Every little bit helps. - The Thrawn Rickle

You probably are aware of how many websites now use distorted letters that the user must type in order to gain access. These distorted letters are virtually impossible for a bot to read, and so spammers are thwarted in their efforts to gain entry to sites where they can cause malicious damage, steel email addresses, etc. Although the process is irritating, most of us accept it as part of doing business on the Internet.

Carnegie Mellon (CM) devised this test, known as a CAPTCHA (Completely Automated Turing Test To Tell Computers and Humans Apart), to help to keep out automated programs known as “bots.”

Now CM has devised a way to make the process much less painful, and actually benefit a significant project at the same time. CM is digitizing old books and manuscripts supplied by the non-profit Internet Archive. Approximately one word in ten is illegible by CM’s OCR software, and has to be deciphered by a human.

To solve this problem the CU team takes words that the OCR software can’t read, and uses images of the them as CAPTCHAs. The distribute these reCAPTCHAs, as they call them, to websites around the world to be used in place of conventional CAPTCHAs. When visitors decipher the reCAPTCHAs to gain access to the web site, the results are sent back to CM. Thus, every time an Internet user deciphers a reCAPTCHA, another word from an old book or manuscript is digitized.

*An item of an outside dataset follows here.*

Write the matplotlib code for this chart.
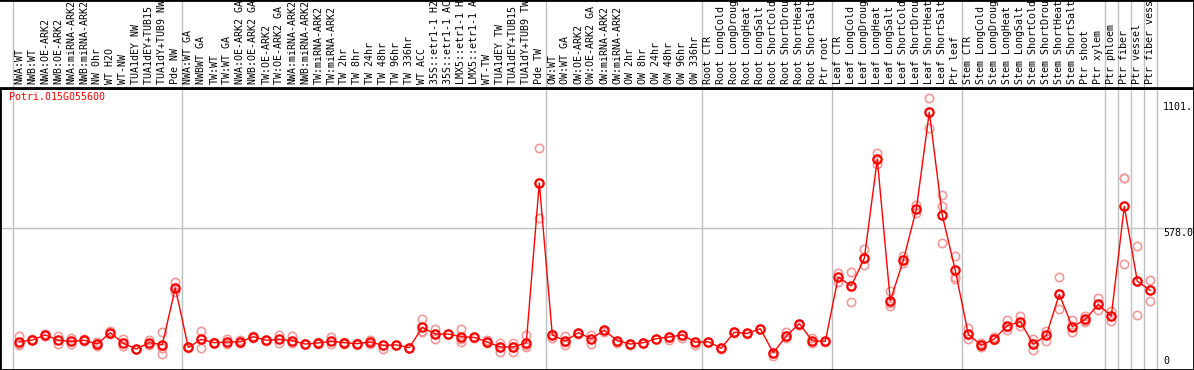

Typing in two words correctly results in the digitisation of one word

Website visitors are presented with two words to examine, one of which is already known. Prof. Luis von Ahn at CMU explains, “If a person types the correct answer to the one we already know, we have confidence that they will give the correct answer to the other. We send the same unknown words to two different people, and if they both provide the same answer then effectively we can be sure that it is correct. If they don’t agree then we send it to a lot more people to examine.”

Facebook, Twitter and StumbleUpon, among other popular sites, use reCAPTCHAs. Consequently, about one million words every day are being deciphered for CM’s book archiving project. It takes about 10 seconds to decipher a reCAPTCHA and type in the answer, representing the equivalent of nearly three thousand daily man hours deciphering words for CM.

But, “There’s no danger of us running out of words,” says von Ahn. “There’s still about 100 million books to be digitised, which at the current rate will take us about 400 years to complete.”